A few years ago, when my grandmother lived with my family, my mother would often set her up on Skype to talk to her grandchildren.
I’ve never seen her beautiful eyes get so big.
“Erin, I see you on the screen!” she’d exclaim with unfeigned excitement, as if she had just witnessed Jesus turn water into wine.
“Can you see me? Can you see me waving at you?”
I’d laugh. “I see you Grammy; you’re looking lovely today!”
Born in 1920, my grandmother witnessed endless technological advancements that continued to astound her in myriad ways.
Even at my age, I find myself recalling past technologies I grew up with, assuming her similar state of awe in regard to where our world is today.
I already live with the fact that I will be explaining VHS tapes and Walkmans to my children, which will surely elicit an expression of bewilderment in conjunction with the “Woah, you’re old” look I used to give my grandmother when I was a child.
“You mean, you didn’t play Oregon Trail, Grammy?”
I never had the heart to tell her that her character usually came down with cholera on the grueling westward journeys anyway.
Oregon Trail, meet smartphones that can see through walls. Meet automobiles whose customized safety electronic systems respond according to your mood.
The time for hunting buffalo — only to settle for the squirrels sporadically jolting across the screen — has long since passed.
As reported by RedOrbit, scientists and engineers from the University of Texas at Dallas have developed new smart phone technology, allowing users to literally see through walls — an advancement they expect to be available for the consumer over the next three to four years.
How exactly does this Clark Kent technology work, one may ask?
Well, envision the electromagnetic spectrum — from radio waves, with the lowest frequency, all the way to gamma rays, with the highest frequency. Nestled in between microwaves and infrared rays is a part of the spectrum called the terahertz band, and researchers have developed a way to transform the electromagnetic waves emitted from this band into actual images. No LSD needed.
The result? Smartphones with an X-ray-like vision. Brick, concrete, clothing, wood, paper and, yes, even those fluffy-white formations of water droplets floating above one’s head are among some of the materials the technology would see through.
Dr. Kenneth O, one of the researchers from the University of Texas at Dallas, told RedOrbit: “By far, the medical imaging for cancerous cells will be the most important application.”
One of its many benefits is that terahertz radiation results in significantly less damage to cell DNA and tissues in comparison to X-ray radiation, which is used universally for medical imaging.
Of course, with any new technology, there is a risk of its abuse.

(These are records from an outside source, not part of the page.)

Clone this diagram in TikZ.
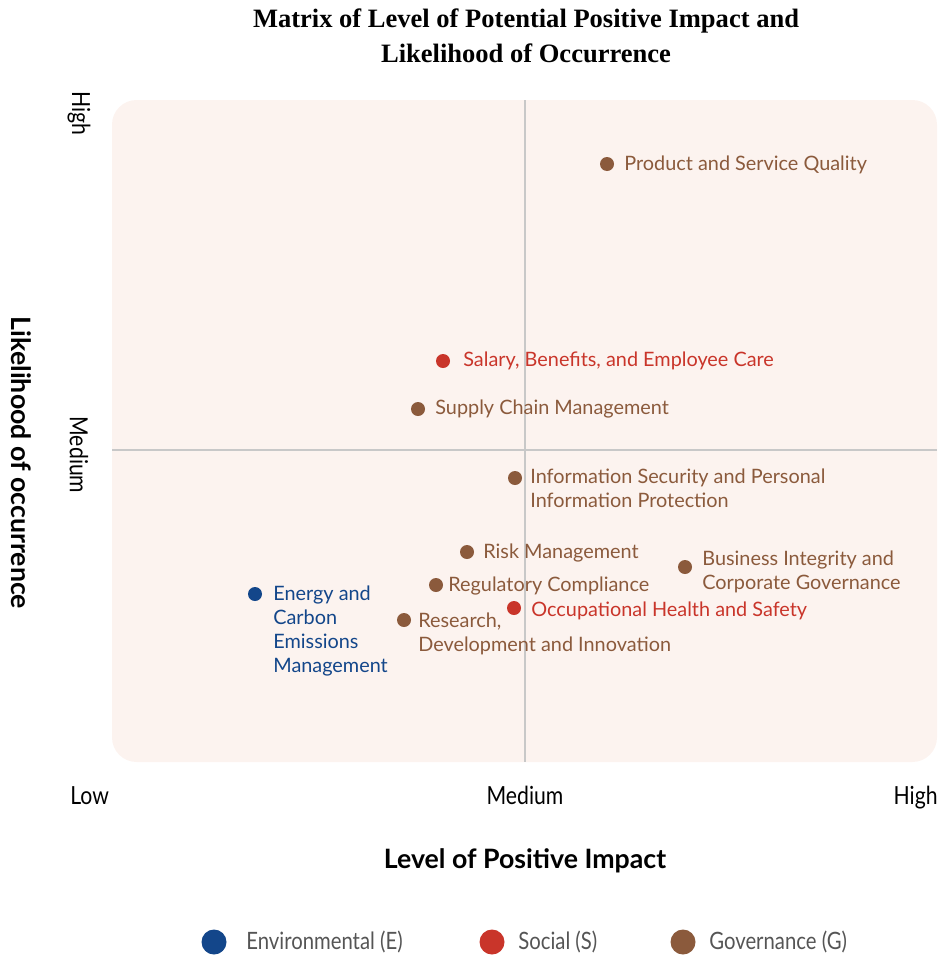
\documentclass[tikz,border=0pt]{standalone}
\usepackage{fontspec}
\setmainfont{Lato}
\newfontfamily\titlefont{Liberation Serif}
\newfontfamily\narrowfont[FakeStretch=0.85]{Lato}
\definecolor{bgpink}{HTML}{FCF3EF}
\definecolor{gridgray}{HTML}{C8C8C8}
\definecolor{gbrown}{HTML}{8B5A3C}
\definecolor{sred}{HTML}{C9352A}
\definecolor{eblue}{HTML}{13468A}
\definecolor{legtext}{HTML}{555555}
\begin{document}
\begin{tikzpicture}[x=0.02cm,y=-0.02cm,
  dot/.style={circle,fill=#1,inner sep=0pt,minimum size=14*0.02cm},
  lbl/.style={anchor=west,text=#1,font=\fontsize{11.3}{13.6}\selectfont,align=left,inner sep=0pt},
  tick/.style={font=\narrowfont\fontsize{14.2}{16}\selectfont,inner sep=0pt},
  legdot/.style={circle,fill=#1,inner sep=0pt,minimum size=25*0.02cm},
  legtxt/.style={anchor=west,text=legtext,font=\narrowfont\fontsize{13.6}{15}\selectfont,inner sep=0pt}]
\useasboundingbox (0,0) rectangle (937,957);
% background
\fill[bgpink,rounded corners=14pt] (112,100) rectangle (937,762);
\coordinate (vt) at (525,100); \coordinate (vb) at (525,762);
\coordinate (hl) at (112,450); \coordinate (hr) at (937,450);
\draw[gridgray,line width=0.7pt] (vt) -- (vb);
\draw[gridgray,line width=0.7pt] (hl) -- (hr);
% title
\node[font=\titlefont\bfseries\fontsize{15.1}{19.6}\selectfont,align=center] (title) at (526,36) {Matrix of Level of Potential Positive Impact and\\Likelihood of Occurrence};
% axis labels
\node[tick,rotate=-90] (yhigh) at (79,113) {High};
\node[tick,rotate=-90] (ymed) at (79,455) {Medium};
\node[font=\bfseries\fontsize{15.2}{17}\selectfont,rotate=-90] (ylab) at (21,463) {Likelihood of occurrence};
\node[tick,anchor=base west] (xlow) at (70,804) {Low};
\node[tick,anchor=base] (xmed) at (525,804) {Medium};
\node[tick,anchor=base east] (xhigh) at (938,804) {High};
\node[font=\bfseries\fontsize{15.2}{17}\selectfont] (xlab) at (525,861) {Level of Positive Impact};
% points
\node[dot=gbrown] (p1) at (607,164) {};
\node[lbl=gbrown] (t1) at (624,165) {Product and Service Quality};
\node[dot=sred] (p2) at (443,361) {};
\node[lbl=sred] (t2) at (463,361) {Salary, Benefits, and Employee Care};
\node[dot=gbrown] (p3) at (418,409) {};
\node[lbl=gbrown] (t3) at (435,409) {Supply Chain Management};
\node[dot=gbrown] (p4) at (515,478) {};
\node[lbl=gbrown,anchor=north west] (t4) at (530,469) {Information Security and Personal\\Information Protection};
\node[dot=gbrown] (p5) at (467,552) {};
\node[lbl=gbrown] (t5) at (483,553) {Risk Management};
\node[dot=gbrown] (p6) at (685,567) {};
\node[lbl=gbrown,anchor=north west] (t6) at (702,551) {Business Integrity and\\Corporate Governance};
\node[dot=gbrown] (p7) at (436,585) {};
\node[lbl=gbrown] (t7) at (448,586) {Regulatory Compliance};
\node[dot=sred] (p8) at (514,608) {};
\node[lbl=sred] (t8) at (531,611) {Occupational Health and Safety};
\node[dot=gbrown] (p9) at (404,620) {};
\node[lbl=gbrown,anchor=north west] (t9) at (418,613) {Research,\\Development and Innovation};
\node[dot=eblue] (p10) at (255,594) {};
\node[lbl=eblue,anchor=north west] (t10) at (273,586) {Energy and\\Carbon\\Emissions\\Management};
% legend
\node[legdot=eblue] (l1) at (214,942) {};
\node[legtxt] (lt1) at (246,942) {Environmental (E)};
\node[legdot=sred] (l2) at (492,942) {};
\node[legtxt] (lt2) at (518,942) {Social (S)};
\node[legdot=gbrown] (l3) at (683,942) {};
\node[legtxt] (lt3) at (709,942) {Governance (G)};
\end{tikzpicture}
\end{document}
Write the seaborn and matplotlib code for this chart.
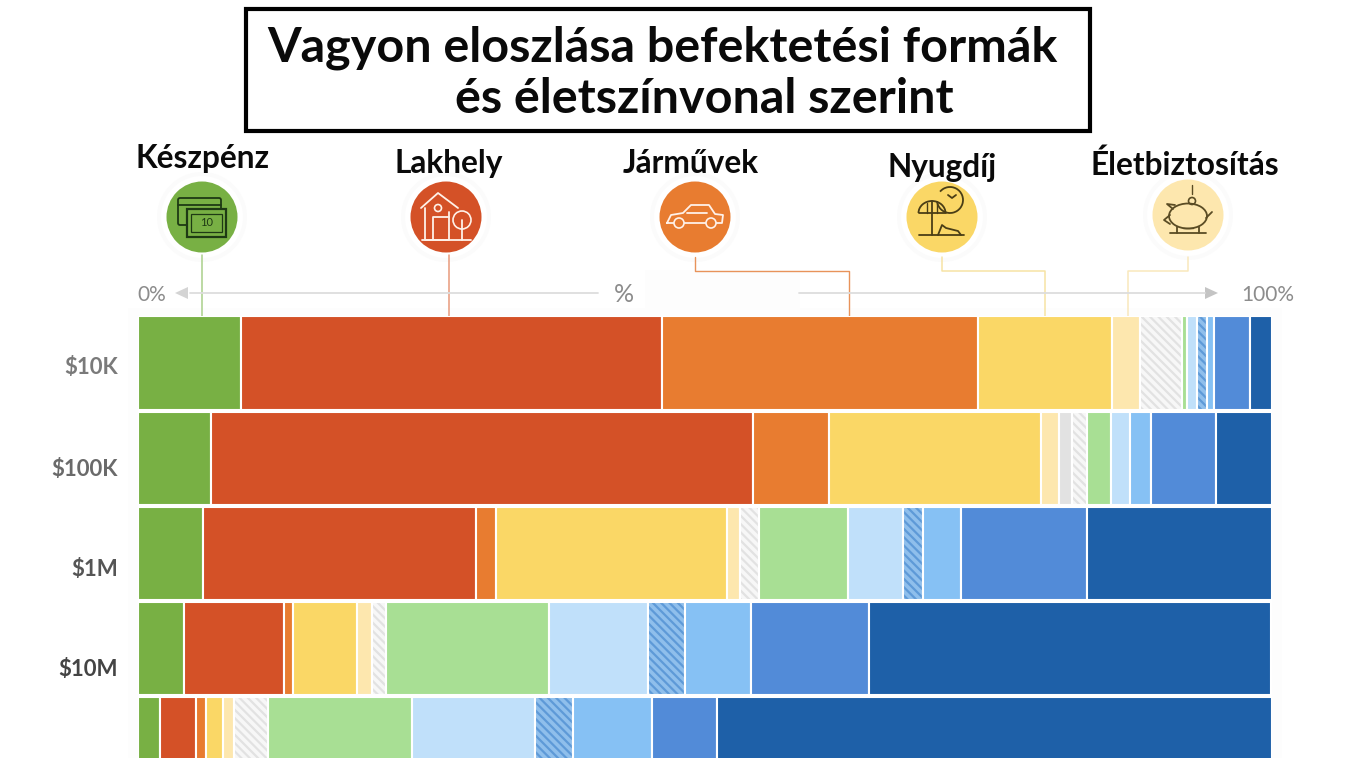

Seeing through clothes? Cancer cells won’t be the only thing getting a thorough examination — not to mention the numerous other privacy concerns that may arise. Although, Dr. O and his colleagues have said their aim is to allow the technology only to work at a distance no greater than 4 inches.
Regardless, my personal space bubble just inflated itself.
Also launching technology into a new age, Toyota Motor Corporation is in the process of developing cutting-edge safety advancements for their cars in the form of a camera that interprets readings from 238 points on a driver’s face to determine their mood.
Research done by the Japanese automaker found that angry or sad drivers are more likely to be distracted while driving, resulting in slower response times to external factors such as crossing pedestrians or a sudden change of lanes by a neighboring car.
Toyota’s system would issue an alert to the driver more rapidly if their expression was identified as angry or sad than it would if their expression was identified as neutral.
This technology may be available to the consumer in as little as six years.
I’m OK with that, as I need sufficient time to digest the fact that my Prius may one day have more insight into my emotions than I do.
It proves horrifying and diametrically extraordinary to contemplate what the technological state of the world will be when I have grandchildren.
Although rapidly advancing technology is not devoid of shortcomings and does indeed necessitate an examination of its ethical implications, the modern Luddites who habitually decry the nature of such advancements neglect the remarkable improvements these technologies offer the fields of health and human safety.
Unequivocally, it proves a tragedy that humans will never cease to find unique and innovative ways to abuse and destroy — and, yes, technology can certainly be the vector. But too often our ability and drive to improve aspects of human life are minimized or overlooked, and that, too, is a tragedy symmetrically unfortunate.
Erin McCann is a fourth-year biology student. Her columns appeared every Monday.